Die Dürre im Westen der USA ging 2022 unvermindert weiter. Der größte künstliche See der USA, der Lake Mead, der die Wasserversorgung für 25 Millionen Menschen sichert, sank auf den tiefsten Stand seit Bestehen und war nur noch zu 27 Prozent gefüllt. Kalifornien erlebte im September eine der schlimmsten Hitzewellen überhaupt.

Satellitenbild Lake Mead
Satellitenbild Lake Mead
NASA NASA

Nach der Hitze kam die Flut

In einem wärmeren Klima werden Hitzewellen heißer, Dürren trockener und Starkregen intensiver. In Valencia (Spanien) gab es im November Regenrekorde, im September traf es die italienische Region Marken mit den mit Abstand stärksten Regen seit Beginn der Aufzeichnungen. Verantwortlich für das Extremwetter war auch das sehr warme Mittelmeer, das im Sommer tropische Temperaturen von bis zu 30 Grad erreichte.

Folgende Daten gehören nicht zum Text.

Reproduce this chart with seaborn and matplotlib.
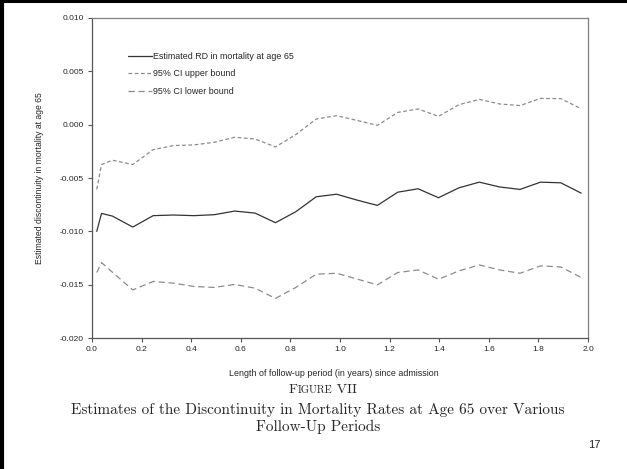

Auch beim Hurrikan „Ian“ im September in Florida lieferte das warme Meer der Karibik die Energie. Der Hurrikan traf mit Windgeschwindigkeiten von bis 255 km/h auf Florida, die Sturmflut erreichte eine Höhe von bis zu 4,5 Metern. Die Zerstörung nahm ein enormes Ausmaß an, mit Schäden von über 50 Milliarden Dollar war es dem Rückversicherer Swiss Re zufolge das weltweit teuerste Versicherungsereignis des Jahres.

Rekorde auch in Arktis und Antarktis

Auch die Polarregionen blieben 2022 nicht von Extremwetter verschont. In der norwegischen Stadt Tromsö wurden das erste Mal im Juni über 30 Grad gemessen. Auf der Inselgruppe Spitzbergen schmolz so viel Eis wie noch nie in einem Sommer. In Grönland gab es im September, also nach dem Sommer, eine noch nie da gewesene Hitzewelle. Auf einer Fläche größer als Italien taute es.

In der Antarktis war es im März außergewöhnlich mild. An der Forschungsstation Dome C wurden minus 10,1 Grad gemessen, 40 Grad mehr als normal zu dieser Zeit. Das Meereis rund um die Antarktis erreichte am Ende des Sommers keine zwei Millionen Quadratkilometer mehr und war damit so klein wie noch nie seit Messbeginn.

1,2 Grad hat sich das Klima seit der Industrialisierung bisher global erwärmt. Mit den aktuellen weltweit getroffenen bzw. geplanten Klimaschutzmaßnahmen droht bis zum Ende dieses Jahrhunderts eine Zunahme von rund 2,5 Grad.